2. Relating The Problem Back To Religion/Metaphysics
Tying this back in now with more of a metaphysical religious framework, that is Perennialism (as you were going for). The Buddhist Monks obtain a level of mental clarity unparalleled to any other individual due to the amount of time spent in meditation. This clarity is rightly considered 'more' free of delusion. Therefore, the insights obtained should logically have higher epistemic value (probability for being true). Thus, reincarnation may very well be true. This leads to the importance of obtaining Nibbana (Nirvana) before death, to prevent reincarnation and endless recycling of Kamma in new lives.
To support this view, we may also like to add the additional premise that the brain is a hybrid room-temperature quantum computer providing information transfer from potentially higher dimensional states or from the quantum vacuum. Such a direction is forthcoming in recent work regarding the NCC (neural correlates of consciousness).

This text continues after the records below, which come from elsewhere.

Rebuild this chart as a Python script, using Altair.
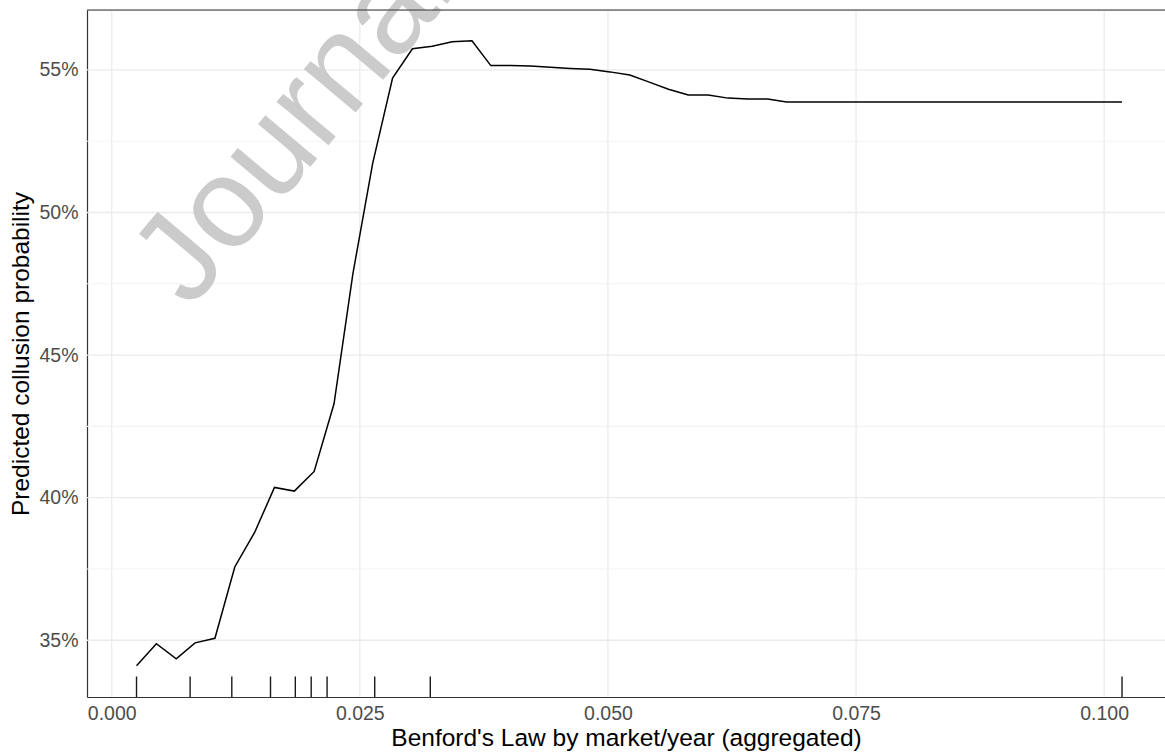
import altair as alt
import pandas as pd

# Line (predicted collusion probability vs Benford's Law statistic)
x_vals = [0.0025, 0.0045, 0.0065, 0.0084, 0.0104, 0.0124, 0.0144, 0.0164, 0.0184, 0.0204,
          0.0224, 0.0243, 0.0263, 0.0283, 0.0303, 0.0323, 0.0343, 0.0363, 0.0382, 0.0402,
          0.0422, 0.0442, 0.0462, 0.0482, 0.0502, 0.0522, 0.0541, 0.0561, 0.0581, 0.0601,
          0.0621, 0.0641, 0.0661, 0.0680, 0.0700, 0.0720, 0.0740, 0.0760, 0.0780, 0.0800,
          0.0819, 0.0839, 0.0859, 0.0879, 0.0899, 0.0919, 0.0939, 0.0959, 0.0978, 0.0998,
          0.1018]
y_vals = [0.3411, 0.3488, 0.3435, 0.3491, 0.3507, 0.3757, 0.3878, 0.4036, 0.4023, 0.4092,
          0.4329, 0.4785, 0.5173, 0.5471, 0.5574, 0.5583, 0.5599, 0.5602, 0.5515, 0.5515,
          0.5514, 0.5509, 0.5505, 0.5502, 0.5493, 0.5482, 0.5458, 0.5432, 0.5412, 0.5412,
          0.5401, 0.5398, 0.5398, 0.5387, 0.5387, 0.5387, 0.5387, 0.5387, 0.5387, 0.5387,
          0.5387, 0.5387, 0.5387, 0.5387, 0.5387, 0.5387, 0.5387, 0.5387, 0.5387, 0.5387,
          0.5387]

# Rug (observed values)
rug_x = [0.0025, 0.0079, 0.0121, 0.0160, 0.0185, 0.0201, 0.0217, 0.0265, 0.0321, 0.1018]

x_ticks = [0.0, 0.025, 0.05, 0.075, 0.1]
y_ticks = [0.35, 0.40, 0.45, 0.50, 0.55]
y_minor = [0.375, 0.425, 0.475, 0.525]

W, H = 1078, 687
FONT = "Liberation Sans"

xscale = alt.Scale(domain=[-0.00249, 0.10613], nice=False, zero=False)
yscale = alt.Scale(domain=[0.3301, 0.5710], nice=False, zero=False)

x_axis = alt.Axis(values=x_ticks, format=".3f", grid=False, ticks=False,
                  domain=True, domainColor="#333333", domainWidth=1.2,
                  labelFontSize=19.5, labelColor="#4d4d4d", labelPadding=7,
                  labelFont=FONT,
                  title="Benford's Law by market/year (aggregated)",
                  titleFont=FONT, titleFontSize=24.5, titleFontWeight="normal",
                  titleColor="#000000", titlePadding=4)
y_axis = alt.Axis(values=y_ticks, format=".0%", grid=False, ticks=False,
                  domain=True, domainColor="#333333", domainWidth=1.2,
                  labelFontSize=19.5, labelColor="#4d4d4d", labelPadding=9,
                  labelFont=FONT,
                  title="Predicted collusion probability",
                  titleFont=FONT, titleFontSize=24.5, titleFontWeight="normal",
                  titleColor="#000000", titlePadding=5)

line_df = pd.DataFrame({"x": x_vals, "y": y_vals})
rug_df = pd.DataFrame({"x": rug_x})
xgrid_df = pd.DataFrame({"x": x_ticks})
ygrid_df = pd.DataFrame({"y": y_ticks})
yminor_df = pd.DataFrame({"y": y_minor})

xgrid = alt.Chart(xgrid_df).mark_rule(color="#ebebeb", strokeWidth=1.3).encode(
    x=alt.X("x:Q", scale=xscale, axis=x_axis)
)
yminor = alt.Chart(yminor_df).mark_rule(color="#f3f3f3", strokeWidth=1.1).encode(
    y=alt.Y("y:Q", scale=yscale, axis=y_axis)
)
ygrid = alt.Chart(ygrid_df).mark_rule(color="#ebebeb", strokeWidth=1.3).encode(
    y=alt.Y("y:Q", scale=yscale, axis=y_axis)
)

watermark = alt.Chart(pd.DataFrame({"t": ["Journal"]})).mark_text(
    font=FONT, fontSize=128, color="#cbcbcb", angle=310, align="left",
    baseline="alphabetic"
).encode(text="t:N", x=alt.value(103), y=alt.value(300))

line = alt.Chart(line_df).mark_line(color="#000000", strokeWidth=1.5).encode(
    x=alt.X("x:Q", scale=xscale, axis=x_axis),
    y=alt.Y("y:Q", scale=yscale, axis=y_axis),
)

rug = alt.Chart(rug_df).mark_rule(color="#1a1a1a", strokeWidth=1.4).encode(
    x=alt.X("x:Q", scale=xscale, axis=x_axis),
    y=alt.value(H - 20.5),
    y2=alt.value(H),
)

top_border = alt.Chart(pd.DataFrame({"a": [0]})).mark_rule(
    color="#333333", strokeWidth=1.2
).encode(x=alt.value(0), x2=alt.value(W), y=alt.value(0))

chart = alt.layer(xgrid, yminor, ygrid, watermark, line, rug, top_border).properties(
    width=W, height=H,
    autosize=alt.AutoSizeParams(type="none"),
    padding={"left": 87, "top": 10, "right": 0, "bottom": 57},
).configure_view(stroke=None).configure(font=FONT, background="white")

chart.save("out.html", embed_options={"renderer": "svg", "actions": False})
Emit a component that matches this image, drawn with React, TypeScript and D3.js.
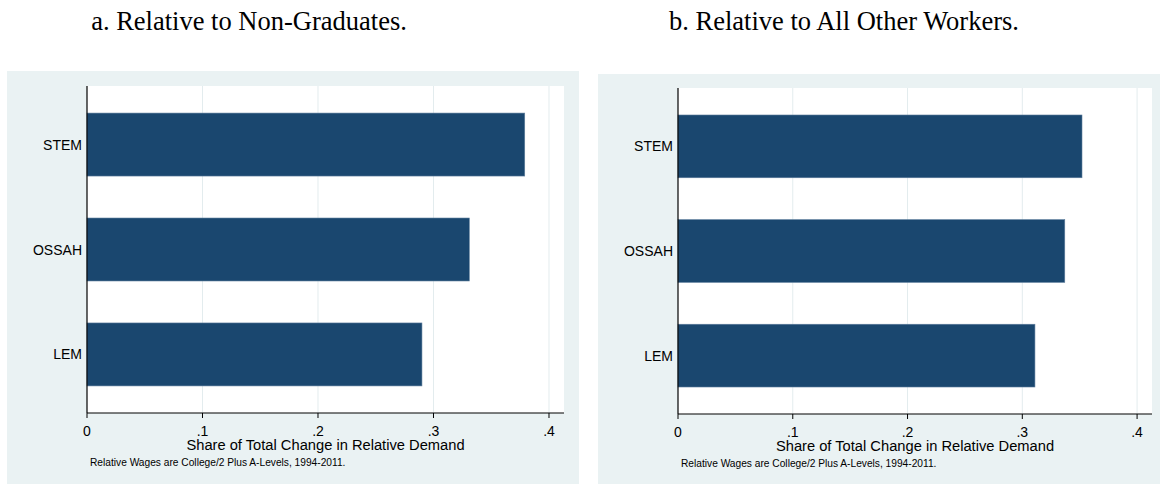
import React from "react";
import * as d3 from "d3";

const categories = ["STEM", "OSSAH", "LEM"];
const valuesNonGrad = [0.379, 0.331, 0.29];
const valuesAllOther = [0.352, 0.337, 0.311];
const xTicks = [0, 0.1, 0.2, 0.3, 0.4];
const tickLabels = ["0", ".1", ".2", ".3", ".4"];
const xTitle = "Share of Total Change in Relative Demand";
const note = "Relative Wages are College/2 Plus A-Levels, 1994-2011.";
const titles = ["a. Relative to Non-Graduates.", "b. Relative to All Other Workers."];

const BG = "#eaf2f3";
const BAR = "#1a476f";
const SANS = "'Liberation Sans', Arial, sans-serif";
const SERIF = "'Liberation Serif', 'Times New Roman', serif";

type PanelProps = {
  values: number[];
  bg: [number, number, number, number];
  plot: [number, number, number, number];
};

function Panel({ values, bg, plot }: PanelProps) {
  const [bx0, by0, bx1, by1] = bg;
  const [px0, py0, px1, py1] = plot;
  const x = d3.scaleLinear().domain([0, 0.413]).range([px0, px1]);
  const y = d3
    .scaleBand<string>()
    .domain(categories)
    .range([py0, py1])
    .paddingInner(0.4)
    .paddingOuter(0.258);
  return (
    <g>
      <rect x={bx0} y={by0} width={bx1 - bx0} height={by1 - by0} fill={BG} />
      <rect x={px0} y={py0} width={px1 - px0} height={py1 - py0} fill="#ffffff" />
      {xTicks.slice(1).map((t) => (
        <line key={t} x1={x(t)} x2={x(t)} y1={py0} y2={py1} stroke="#e3ecee" strokeWidth={1} />
      ))}
      {categories.map((c, i) => (
        <rect
          key={c}
          x={x(0)}
          y={y(c)}
          width={x(values[i]) - x(0)}
          height={y.bandwidth()}
          fill={BAR}
          stroke="#5d7d9c"
          strokeWidth={0.6}
        />
      ))}
      <line x1={px0} x2={px0} y1={py0} y2={py1} stroke="#000" strokeWidth={1.2} />
      <line x1={px0} x2={px1} y1={py1} y2={py1} stroke="#000" strokeWidth={1.2} />
      {xTicks.map((t, i) => (
        <g key={t}>
          <line x1={x(t)} x2={x(t)} y1={py1} y2={py1 + 5} stroke="#000" strokeWidth={1} />
          <text
            x={x(t)}
            y={py1 + 23}
            textAnchor="middle"
            fontFamily={SANS}
            fontSize={14}
            fill="#000"
          >
            {tickLabels[i]}
          </text>
        </g>
      ))}
      {categories.map((c) => (
        <text
          key={c}
          x={px0 - 5}
          y={(y(c) as number) + y.bandwidth() / 2 + 5}
          textAnchor="end"
          fontFamily={SANS}
          fontSize={14}
          fill="#000"
        >
          {c}
        </text>
      ))}
      <text
        x={(px0 + px1) / 2}
        y={py1 + 37}
        textAnchor="middle"
        fontFamily={SANS}
        fontSize={14.7}
        fill="#000"
      >
        {xTitle}
      </text>
      <text x={px0 + 3} y={py1 + 53} fontFamily={SANS} fontSize={10.2} fill="#000">
        {note}
      </text>
    </g>
  );
}

export default function App() {
  return (
    <svg
      width={1160}
      height={484}
      style={{ position: "absolute", left: 0, top: 0, background: "#fff" }}
    >
      <text x={249} y={30} textAnchor="middle" fontFamily={SERIF} fontSize={26.5} fill="#000">
        {titles[0]}
      </text>
      <text x={844} y={30} textAnchor="middle" fontFamily={SERIF} fontSize={26.5} fill="#000">
        {titles[1]}
      </text>
      <Panel values={valuesNonGrad} bg={[7, 71, 579, 484]} plot={[87, 86, 564, 413]} />
      <Panel values={valuesAllOther} bg={[598, 74, 1160, 484]} plot={[678, 88, 1152, 414]} />
    </svg>
  );
}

If Christian metaphysics is true, then as you say, life may indeed be a testing ground before the afterlife (which might occur in a higher dimensional space where consciousness is co-located). If we merge these two concepts, we obtain a view of recycling that is dependent on linear branching matrices of choice, potentially within an infinite number of multiverses.
So what though? This doesn't really lead anywhere further than what your position originally was, does it? This is still a prison, by definition. Although, given our limited scope of experience and knowledge (that is inexplicably evident when we encounter hyperspace), who are we really to say what is what in our current reference point? Perhaps there is a grand prize at the end, or perhaps its just an old codger behind the curtain pulling some dials on a machine (Wizard of Oz style). This predicament firmly asserts the importance of Faith. If Faith isn't enough for you, then the metaphysical conclusions sought after about life as hell may lie beyond this state of conciousness, which I bet any money will not be able to be put in to words. This is the same reason many turn to meditation, they perceive the emptiness, the nature of Dukkha (suffering) as pervasive, hence, what monks are disciplined to obtain freedom from). The challenge then becomes, do you have enough discipline or do you not?
The Gnostic view of the Demiurge (a devilish sub-god that toys with its puppets in the prison it created for them before they return to the true God/Source), is quite intuitive when considering an afterlife of eternal bliss (which we can't conceive of). If not, then Absurdism presents itself to you with the exact same predicament: "Are you going to overcome your programming?".
Besides, perhaps there isn't even a physical universe 'outside' of yourself to begin with?
I love this
@CommonConduit. The perceptual signs of the outside world are only ever a mere symbol, a sign, a gesture to drive your decision of what to do with yourself. We can never know of its truth.
A borrowing of Souls here, and then an exertion and pain felt there, but yet an act of creation of good and bad, held in a captivating dance of a divine play (Lila - in Hinduism) by Brahman. Designed especially to be captivating, convcining of its drama. If there's too much pain for you here, that's okay, you can always retreat inside, in to that place within, that's safe, peaceful, quiet. That same place where we may very well have originally come from, or are returning to after this life.